In the primary environment, Arpio requires permissions to call DescribeCluster, the KMS permissions required to encrypt the sensitive data, sign the whole resource set, read and write to a scratch S3 bucket, and maintain the ENIs required for delegate Lambda functions attached to VPCs.
In the recovery environment, Arpio requires permissions to create new EKS clusters, the KMS permissions to validate the signature on and decrypt the configuration, read from the S3 bucket in which Arpio stores your cluster configurations, and read and write to a different scratch S3 bucket.
These primary and recovery environment permissions are configured for you automatically by the CloudFormation access stacks you create when you configure an Arpio application.
Private Cluster Networking
Arpio's Kubernetes delegate function needs to be able to contact the Amazon S3 service to get encrypted copies of configuration data in and out of your cluster. If the subnets your EKS cluster is in do not have Internet access, you can use PrivateLink endpoints to allow the delegate function to access Amazon S3 without opening your cluster to the Internet.
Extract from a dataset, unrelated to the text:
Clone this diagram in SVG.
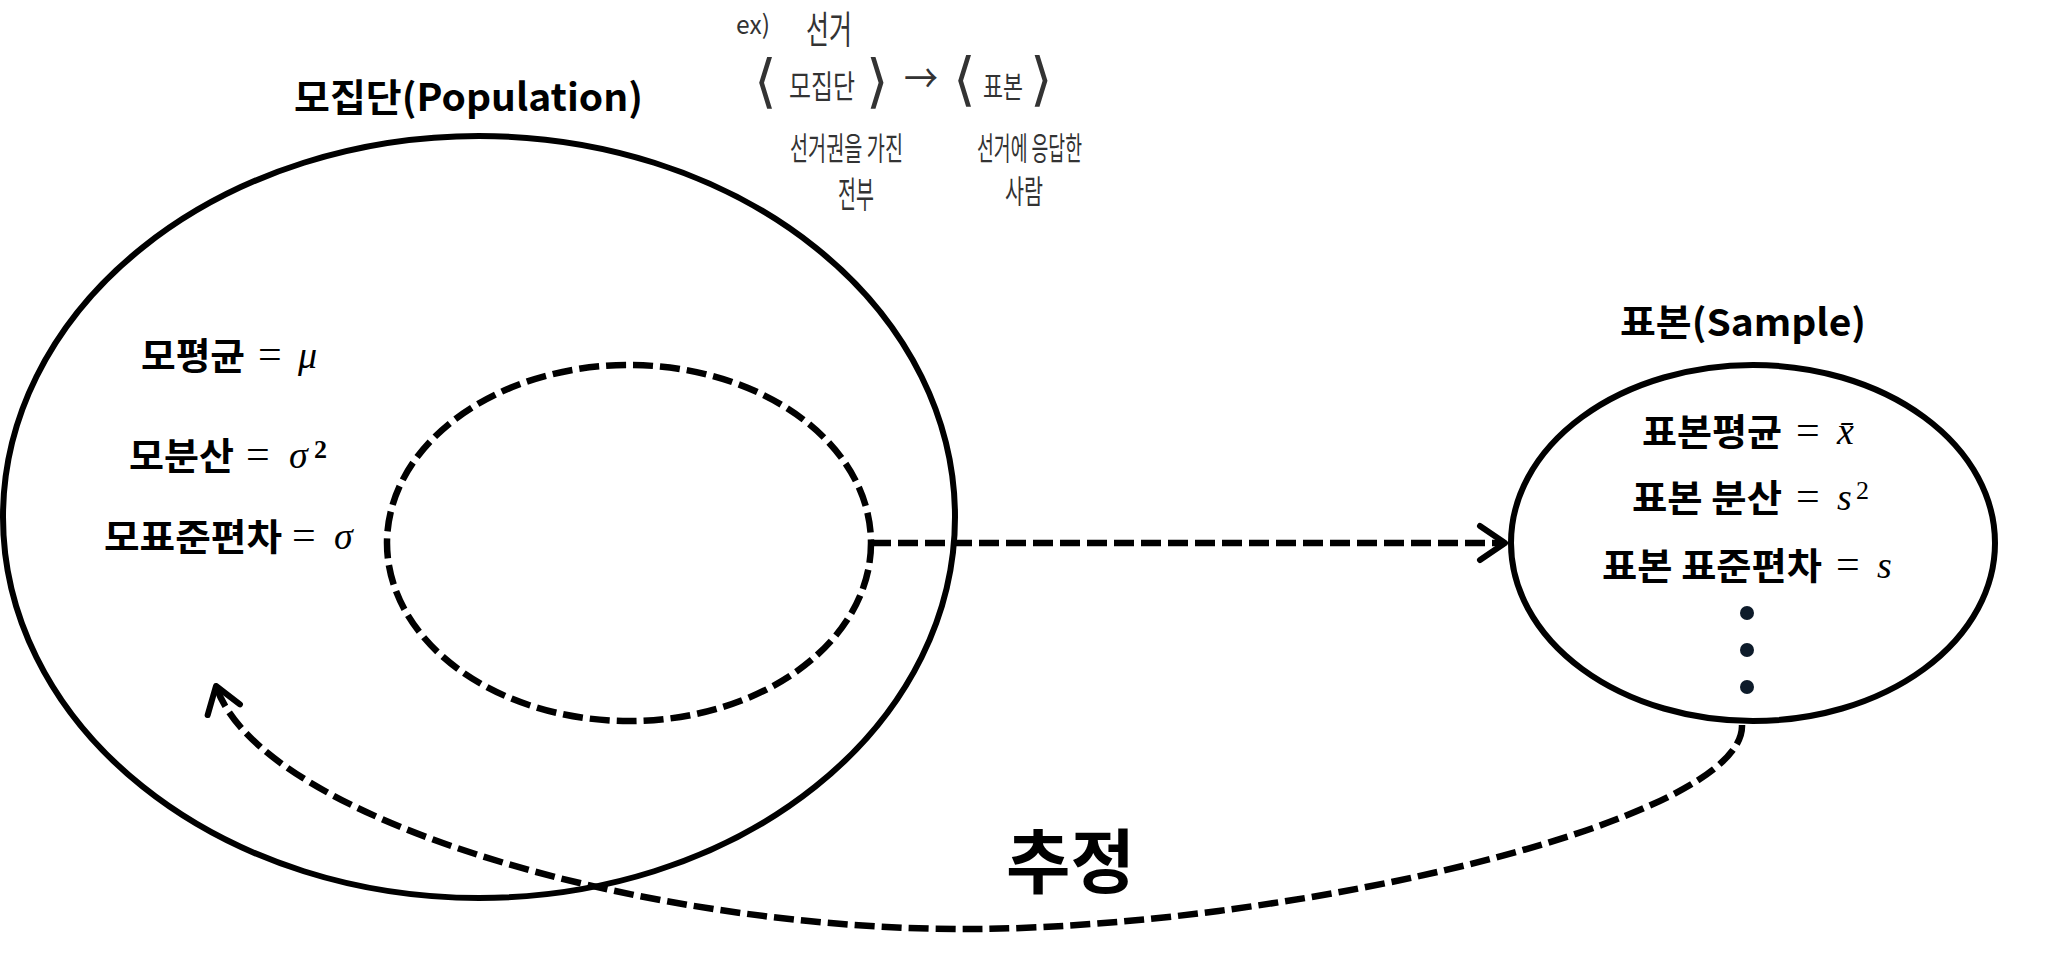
<svg xmlns="http://www.w3.org/2000/svg" width="2051" height="980" viewBox="0 0 2051 980">
<style>
.solid{fill:none;stroke:#000;stroke-width:6}
.dash{fill:none;stroke:#000;stroke-width:6.5;stroke-dasharray:20 7}
.ko{font-family:"Noto Sans CJK KR","Noto Sans",sans-serif;font-weight:700;fill:#000}
.math{font-family:"Liberation Serif","DejaVu Serif",serif;fill:#000}
.it{font-style:italic}
.hand{font-family:"Noto Sans CJK KR",sans-serif;font-weight:400;fill:#333}
.br{font-family:"DejaVu Sans",sans-serif;font-weight:400;fill:#333}
</style>
<defs>
<marker id="open" markerUnits="userSpaceOnUse" markerWidth="40" markerHeight="48" viewBox="-32 -24 40 48" refX="0" refY="0" orient="auto">
<path d="M -25 -17 L 0 0 L -25 17" fill="none" stroke="#000" stroke-width="6" stroke-linecap="round" stroke-linejoin="round"/>
</marker>
</defs>
<rect width="2051" height="980" fill="#fff"/>

<g id="note">
<text class="hand" x="736" y="34" font-size="26" textLength="34" lengthAdjust="spacingAndGlyphs">ex)</text>
<text class="hand" x="806" y="43" font-size="38" textLength="46" lengthAdjust="spacingAndGlyphs">선거</text>
<text class="br" x="754" y="101" font-size="58">⟨</text>
<text class="hand" x="789" y="98" font-size="32" textLength="66" lengthAdjust="spacingAndGlyphs">모집단</text>
<text class="br" x="866" y="101" font-size="58">⟩</text>
<text class="hand" x="904" y="93" font-size="40" textLength="34" lengthAdjust="spacingAndGlyphs">→</text>
<text class="br" x="953" y="99" font-size="58">⟨</text>
<text class="hand" x="983" y="97" font-size="30" textLength="40" lengthAdjust="spacingAndGlyphs">표본</text>
<text class="br" x="1030" y="99" font-size="58">⟩</text>
<text class="hand" x="790" y="160" font-size="32" textLength="113" lengthAdjust="spacingAndGlyphs">선거권을 가진</text>
<text class="hand" x="838" y="208" font-size="36" textLength="36" lengthAdjust="spacingAndGlyphs">전부</text>
<text class="hand" x="977" y="160" font-size="32" textLength="105" lengthAdjust="spacingAndGlyphs">선거에 응답한</text>
<text class="hand" x="1005" y="203" font-size="32" textLength="38" lengthAdjust="spacingAndGlyphs">사람</text>
</g>

<g id="population">
<ellipse class="solid" cx="479" cy="517" rx="476" ry="381"/>
<text class="ko" x="294" y="111" font-size="38" textLength="349" lengthAdjust="spacingAndGlyphs">모집단(Population)</text>
<text class="ko" x="141" y="370" font-size="37" textLength="104" lengthAdjust="spacingAndGlyphs">모평균</text>
<text class="math" x="258" y="368" font-size="42">=</text>
<text class="math it" x="298" y="368" font-size="38">μ</text>
<text class="ko" x="129" y="470" font-size="37" textLength="105" lengthAdjust="spacingAndGlyphs">모분산</text>
<text class="math" x="246" y="468" font-size="42">=</text>
<text class="math it" x="289" y="468" font-size="38">σ</text>
<text class="math" x="314" y="458" font-size="26" font-weight="700">2</text>
<text class="ko" x="104" y="551" font-size="37" textLength="178" lengthAdjust="spacingAndGlyphs">모표준편차</text>
<text class="math" x="292" y="549" font-size="42">=</text>
<text class="math it" x="334" y="549" font-size="38">σ</text>
</g>

<g id="population-subset">
<ellipse class="dash" cx="629" cy="543" rx="242" ry="178"/>
</g>

<g id="sample">
<ellipse class="solid" cx="1753" cy="543" rx="242" ry="178"/>
<text class="ko" x="1620" y="336" font-size="37" textLength="246" lengthAdjust="spacingAndGlyphs">표본(Sample)</text>
<text class="ko" x="1642" y="446" font-size="37" textLength="140" lengthAdjust="spacingAndGlyphs">표본평균</text>
<text class="math" x="1796" y="444" font-size="42">=</text>
<text class="math it" x="1837" y="444" font-size="38">x̄</text>
<text class="ko" x="1632" y="512" font-size="37" textLength="150" lengthAdjust="spacingAndGlyphs">표본 분산</text>
<text class="math" x="1796" y="510" font-size="42">=</text>
<text class="math it" x="1837" y="510" font-size="38">s</text>
<text class="math" x="1856" y="499" font-size="26">2</text>
<text class="ko" x="1602" y="580" font-size="37" textLength="220" lengthAdjust="spacingAndGlyphs">표본 표준편차</text>
<text class="math" x="1836" y="578" font-size="42">=</text>
<text class="math it" x="1877" y="578" font-size="38">s</text>
<circle cx="1747" cy="613" r="7" fill="#0d1b2a"/>
<circle cx="1747" cy="650" r="7" fill="#0d1b2a"/>
<circle cx="1747" cy="687" r="7" fill="#0d1b2a"/>
</g>

<g id="connectors">
<path class="dash" d="M 871 543 L 1505 543" marker-end="url(#open)"/>
<path class="dash" d="M 1742 725 C 1745 820 1300 925 980 929 C 650 932 260 820 216 686" marker-end="url(#open)"/>
</g>

<g id="estimate-label">
<text class="ko" x="1006" y="888" font-size="70">추정</text>
</g>
</svg>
Configure the following endpoint types in VPC subnets containing private EKS clusters protected by Arpio:
- S3 VPC Interface Endpoint - Private dns entries required, ie - s3.<region>.amazonaws.com
Network Sandbox Considerations
Arpio’s network sandbox limits the ability of an EKS cluster’s ability to retrieve container images. To make this easier, Private ECR repositories with the appropriate ECR VPC Endpoints in the hosting VPC permits access very cleanly. Some built-in and popular images are hosted in public.ecr.aws but backed by dynamic cloudfront hostnames. Allowing traffic to those dynamic locations can be difficult. Moving these containers into ECR Pull Through Caches and referring to them from there is recommended.
Target Region Considerations
As of 2024-06-26, these are the disallowed AZs for EKS:
AWS Region | Region name |
Disallowed Availability Zone IDs |
us-east-1 | US East (N. Virginia) | use1-az3 |
us-west-1 | US West (N. California) | usw1-az2 |
ca-central-1 | Canada (Central) | cac1-az3 |
Arpio will attempt to place EKS Clusters in other availability zones in these regions when it is possible, but other resource restrictions are also included in these calculations. One example is AutoScaling Groups that are providing compute to your cluster will avoid AZs where specified instance types aren’t available.
Ensuring your target region has capacity for your whole, connected, workload is recommended.
Restoration Tiering
The previous iteration of EKS support used helm chart Kind ordering and retries to reproduce the resources in a cluster. The second iteration (v2) splits the restoration into tiers as well.
Presently the tiers are as follows:
- Base networking/access control apps (kube-proxy, aws-node, eni-configs, eks-pod-identity-agent)
CRDs, Namespaces, ClusterRoles
aws-auth ConfigMap - Karpenter & kube-dns
- istio, linkerd, aws load balancer controller
- Everything else
Compute resources are started after Tier 1, to ensure the permissions and other configuration is done prior to nodes attempting to join are capable of doing so. Other service meshes or compute management systems are yet to be supported, but can be.
v2 Cluster Onboarding Process
If you’re protecting a cluster under v1, the migration of your account to being v2 capable will keep that cluster selection, but offer the namespaces available as well. Since the entire cluster was selected in v1, everything that “supports” that will be selected, pulling in all of the namespaces like v1. To limit the application to a subset, de-select the cluster and select the appropriate namespaces or use tag rules to make your selections.
If Arpio does not yet have access to your cluster, it will not be able to discover the namespaces to offer for selection. In this case, select the cluster to ensure Arpio notifies you about the lack of permissions. In that issue, it will provide the commands to ensure permissions are available.
Once that access entry has been created, Arpio will start discovering the resources in the cluster and can then allow namespace or tag rule selection.